Secondly, there’s always the chance that your opponent will punt in turn, or that he will at least play differently enough for you to have chances that you don’t deserve. Any of you who have played Extended Heartbeat are familiar with the feeling of being 100% certain of a loss only to have your opponent give you the wrong two cards with Gifts and place the win in your lap on a silver platter with a fortune cookie to top it off.

The best players make the fewest mistakes. It’s pretty much inherent in the definition. So every mistake necessarily matters because it’s one you’re making that the next guy isn’t. Don’t try and shrug it off because it makes you feel better. Good feelings about your worth as a player don’t translate to wins.

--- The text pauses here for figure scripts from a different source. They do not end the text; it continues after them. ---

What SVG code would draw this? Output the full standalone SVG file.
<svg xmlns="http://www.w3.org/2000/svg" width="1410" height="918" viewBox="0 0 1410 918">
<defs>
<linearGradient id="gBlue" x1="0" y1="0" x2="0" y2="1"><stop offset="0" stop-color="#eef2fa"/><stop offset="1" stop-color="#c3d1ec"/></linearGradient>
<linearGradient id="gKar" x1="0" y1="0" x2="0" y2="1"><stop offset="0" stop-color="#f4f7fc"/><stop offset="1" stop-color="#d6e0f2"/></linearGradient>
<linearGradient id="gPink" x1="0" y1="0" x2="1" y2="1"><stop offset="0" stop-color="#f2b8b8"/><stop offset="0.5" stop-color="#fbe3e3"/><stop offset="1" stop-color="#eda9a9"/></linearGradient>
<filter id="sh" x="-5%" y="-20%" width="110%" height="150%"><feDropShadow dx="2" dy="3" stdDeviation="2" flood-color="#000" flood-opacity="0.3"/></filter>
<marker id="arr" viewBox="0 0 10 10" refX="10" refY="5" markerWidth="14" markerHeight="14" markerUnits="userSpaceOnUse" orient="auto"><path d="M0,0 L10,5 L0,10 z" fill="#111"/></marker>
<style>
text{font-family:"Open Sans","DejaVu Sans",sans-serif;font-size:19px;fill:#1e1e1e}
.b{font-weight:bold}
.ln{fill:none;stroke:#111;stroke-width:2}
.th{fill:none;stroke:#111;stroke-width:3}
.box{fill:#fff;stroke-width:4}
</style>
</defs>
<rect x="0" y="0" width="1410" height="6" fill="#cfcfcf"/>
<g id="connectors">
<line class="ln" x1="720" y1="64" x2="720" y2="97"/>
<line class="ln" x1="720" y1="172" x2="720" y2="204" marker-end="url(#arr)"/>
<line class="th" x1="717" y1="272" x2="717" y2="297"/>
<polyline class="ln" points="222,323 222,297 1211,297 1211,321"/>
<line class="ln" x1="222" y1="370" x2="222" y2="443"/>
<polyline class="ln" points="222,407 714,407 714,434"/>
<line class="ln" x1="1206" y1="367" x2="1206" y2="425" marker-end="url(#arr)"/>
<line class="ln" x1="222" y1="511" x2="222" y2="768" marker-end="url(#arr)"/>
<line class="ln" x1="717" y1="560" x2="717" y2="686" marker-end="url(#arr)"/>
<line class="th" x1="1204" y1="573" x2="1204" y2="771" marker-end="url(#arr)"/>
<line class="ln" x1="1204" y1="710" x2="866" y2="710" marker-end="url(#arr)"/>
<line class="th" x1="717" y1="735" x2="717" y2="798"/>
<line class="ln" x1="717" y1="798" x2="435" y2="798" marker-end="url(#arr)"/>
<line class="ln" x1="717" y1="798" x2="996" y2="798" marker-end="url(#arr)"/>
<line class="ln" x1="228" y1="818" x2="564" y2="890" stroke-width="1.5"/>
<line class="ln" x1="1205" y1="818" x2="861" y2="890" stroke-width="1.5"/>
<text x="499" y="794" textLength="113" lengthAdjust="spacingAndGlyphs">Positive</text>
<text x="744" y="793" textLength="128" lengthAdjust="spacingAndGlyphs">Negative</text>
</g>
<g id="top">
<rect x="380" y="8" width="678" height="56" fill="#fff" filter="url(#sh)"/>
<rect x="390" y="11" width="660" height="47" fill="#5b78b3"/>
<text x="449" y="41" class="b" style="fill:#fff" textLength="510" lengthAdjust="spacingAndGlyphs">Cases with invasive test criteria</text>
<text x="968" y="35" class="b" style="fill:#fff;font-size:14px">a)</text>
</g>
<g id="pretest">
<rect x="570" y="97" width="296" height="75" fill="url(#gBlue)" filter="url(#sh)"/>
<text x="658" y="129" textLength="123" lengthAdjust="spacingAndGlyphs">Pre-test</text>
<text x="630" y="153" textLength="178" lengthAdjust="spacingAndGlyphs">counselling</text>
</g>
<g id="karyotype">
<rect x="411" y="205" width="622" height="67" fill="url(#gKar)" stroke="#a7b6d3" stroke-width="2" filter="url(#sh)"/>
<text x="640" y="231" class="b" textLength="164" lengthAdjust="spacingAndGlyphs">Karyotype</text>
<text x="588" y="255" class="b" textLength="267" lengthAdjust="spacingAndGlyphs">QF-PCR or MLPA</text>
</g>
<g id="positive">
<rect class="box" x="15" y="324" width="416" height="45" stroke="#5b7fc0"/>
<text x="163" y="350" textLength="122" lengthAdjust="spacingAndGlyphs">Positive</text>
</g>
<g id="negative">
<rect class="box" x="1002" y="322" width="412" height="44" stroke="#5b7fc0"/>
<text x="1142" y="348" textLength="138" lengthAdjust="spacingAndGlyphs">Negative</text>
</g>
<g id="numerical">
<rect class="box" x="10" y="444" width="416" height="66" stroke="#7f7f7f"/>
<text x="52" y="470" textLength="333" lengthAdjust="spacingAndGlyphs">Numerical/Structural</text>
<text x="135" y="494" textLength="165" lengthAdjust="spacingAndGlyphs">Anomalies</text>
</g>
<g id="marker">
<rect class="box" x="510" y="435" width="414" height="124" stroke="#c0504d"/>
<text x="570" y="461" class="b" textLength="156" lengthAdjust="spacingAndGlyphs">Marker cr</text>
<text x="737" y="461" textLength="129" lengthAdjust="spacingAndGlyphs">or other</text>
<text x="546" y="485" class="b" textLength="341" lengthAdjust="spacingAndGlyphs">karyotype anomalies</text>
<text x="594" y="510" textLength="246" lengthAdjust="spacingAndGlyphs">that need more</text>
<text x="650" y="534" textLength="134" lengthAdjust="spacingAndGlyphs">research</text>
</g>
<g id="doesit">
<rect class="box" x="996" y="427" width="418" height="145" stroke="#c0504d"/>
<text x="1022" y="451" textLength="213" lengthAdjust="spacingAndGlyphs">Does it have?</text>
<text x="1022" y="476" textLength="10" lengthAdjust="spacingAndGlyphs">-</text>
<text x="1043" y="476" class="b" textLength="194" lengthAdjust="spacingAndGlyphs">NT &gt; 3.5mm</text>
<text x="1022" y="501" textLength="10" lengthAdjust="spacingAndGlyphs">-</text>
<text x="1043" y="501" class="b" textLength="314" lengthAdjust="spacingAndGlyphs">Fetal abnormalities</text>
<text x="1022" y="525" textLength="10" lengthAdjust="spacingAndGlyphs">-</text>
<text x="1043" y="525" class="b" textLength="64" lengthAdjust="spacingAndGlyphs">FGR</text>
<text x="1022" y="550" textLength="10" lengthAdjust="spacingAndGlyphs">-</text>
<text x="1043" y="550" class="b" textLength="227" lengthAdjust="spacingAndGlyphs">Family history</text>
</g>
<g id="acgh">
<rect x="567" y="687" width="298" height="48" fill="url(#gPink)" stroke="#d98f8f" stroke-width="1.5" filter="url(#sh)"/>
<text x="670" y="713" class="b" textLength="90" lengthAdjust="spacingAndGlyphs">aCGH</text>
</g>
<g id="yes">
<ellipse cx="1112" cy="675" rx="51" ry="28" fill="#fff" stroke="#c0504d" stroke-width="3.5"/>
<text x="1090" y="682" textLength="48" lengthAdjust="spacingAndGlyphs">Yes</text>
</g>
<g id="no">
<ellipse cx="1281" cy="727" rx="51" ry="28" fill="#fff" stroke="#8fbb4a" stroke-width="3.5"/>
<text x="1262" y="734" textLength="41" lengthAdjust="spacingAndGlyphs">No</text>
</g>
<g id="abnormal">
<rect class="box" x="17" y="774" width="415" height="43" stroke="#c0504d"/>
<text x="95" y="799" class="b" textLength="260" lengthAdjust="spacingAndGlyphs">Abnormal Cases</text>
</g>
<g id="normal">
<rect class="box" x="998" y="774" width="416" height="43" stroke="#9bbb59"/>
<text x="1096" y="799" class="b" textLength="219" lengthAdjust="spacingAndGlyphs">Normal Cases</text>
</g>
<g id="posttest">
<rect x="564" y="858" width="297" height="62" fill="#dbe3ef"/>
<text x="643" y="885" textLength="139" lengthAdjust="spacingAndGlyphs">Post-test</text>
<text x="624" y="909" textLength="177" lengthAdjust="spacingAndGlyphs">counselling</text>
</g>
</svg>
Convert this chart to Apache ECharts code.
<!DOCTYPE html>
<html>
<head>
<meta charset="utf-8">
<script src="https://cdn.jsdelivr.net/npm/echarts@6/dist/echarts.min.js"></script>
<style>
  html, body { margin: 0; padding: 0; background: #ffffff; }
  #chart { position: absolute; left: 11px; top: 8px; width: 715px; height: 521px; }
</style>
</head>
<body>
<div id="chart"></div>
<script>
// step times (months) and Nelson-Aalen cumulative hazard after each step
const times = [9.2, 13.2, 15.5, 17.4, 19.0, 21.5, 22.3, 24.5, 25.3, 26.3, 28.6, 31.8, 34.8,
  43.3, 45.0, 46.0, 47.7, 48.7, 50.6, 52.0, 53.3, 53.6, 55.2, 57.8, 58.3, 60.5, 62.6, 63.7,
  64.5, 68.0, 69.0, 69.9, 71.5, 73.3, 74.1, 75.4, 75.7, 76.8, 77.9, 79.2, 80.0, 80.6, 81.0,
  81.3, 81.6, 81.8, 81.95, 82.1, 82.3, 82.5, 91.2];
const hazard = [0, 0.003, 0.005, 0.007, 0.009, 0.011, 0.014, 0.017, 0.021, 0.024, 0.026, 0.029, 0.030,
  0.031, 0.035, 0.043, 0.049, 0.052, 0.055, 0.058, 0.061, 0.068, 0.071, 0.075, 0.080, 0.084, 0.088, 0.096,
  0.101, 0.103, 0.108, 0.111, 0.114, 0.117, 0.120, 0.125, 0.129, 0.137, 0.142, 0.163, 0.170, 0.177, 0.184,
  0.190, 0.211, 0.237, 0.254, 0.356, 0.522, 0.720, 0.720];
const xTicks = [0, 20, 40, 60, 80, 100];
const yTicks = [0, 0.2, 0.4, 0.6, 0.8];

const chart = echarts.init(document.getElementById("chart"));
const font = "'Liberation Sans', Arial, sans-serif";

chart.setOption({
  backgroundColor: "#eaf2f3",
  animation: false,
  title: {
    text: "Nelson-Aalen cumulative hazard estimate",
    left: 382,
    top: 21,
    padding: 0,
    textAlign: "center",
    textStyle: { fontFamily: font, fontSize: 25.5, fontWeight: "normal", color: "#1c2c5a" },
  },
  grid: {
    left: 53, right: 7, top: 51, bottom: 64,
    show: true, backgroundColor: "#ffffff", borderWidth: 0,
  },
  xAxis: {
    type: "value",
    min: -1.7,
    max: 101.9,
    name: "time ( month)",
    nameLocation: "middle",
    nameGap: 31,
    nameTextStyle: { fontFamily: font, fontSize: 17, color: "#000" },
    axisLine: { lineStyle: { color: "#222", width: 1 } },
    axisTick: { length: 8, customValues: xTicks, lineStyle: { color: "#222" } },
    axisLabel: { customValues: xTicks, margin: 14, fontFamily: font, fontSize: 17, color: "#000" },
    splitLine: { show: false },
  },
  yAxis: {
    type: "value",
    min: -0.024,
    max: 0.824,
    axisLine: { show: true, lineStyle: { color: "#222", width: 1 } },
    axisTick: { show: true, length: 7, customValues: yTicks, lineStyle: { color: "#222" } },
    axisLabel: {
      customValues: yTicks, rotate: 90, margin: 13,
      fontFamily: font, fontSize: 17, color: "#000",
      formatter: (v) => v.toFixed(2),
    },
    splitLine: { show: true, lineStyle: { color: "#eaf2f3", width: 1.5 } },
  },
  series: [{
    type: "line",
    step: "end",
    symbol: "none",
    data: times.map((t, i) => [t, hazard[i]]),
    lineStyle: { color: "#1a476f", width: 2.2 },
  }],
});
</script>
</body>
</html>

Look, I am guilty of all these. And I understand why the insecurity that so many of these problems are rooted in can come to a head. We all invest a lot of time and effort into this game, and it’s not comfortable thinking that it’s all going to waste or that we’re living some impossible dream. It’s much easier to blame outside circumstances or revel in false conceits so that we can carry on with our ho-hum play or abrasive attitude and not confront the fact that maybe we’re just not the best there is. But this is harmful. More than that, it prevents a person from being progressive, from moving forward and developing himself to his maximum potential.

And, most of all, sometimes you’ll just piss the wrong person off.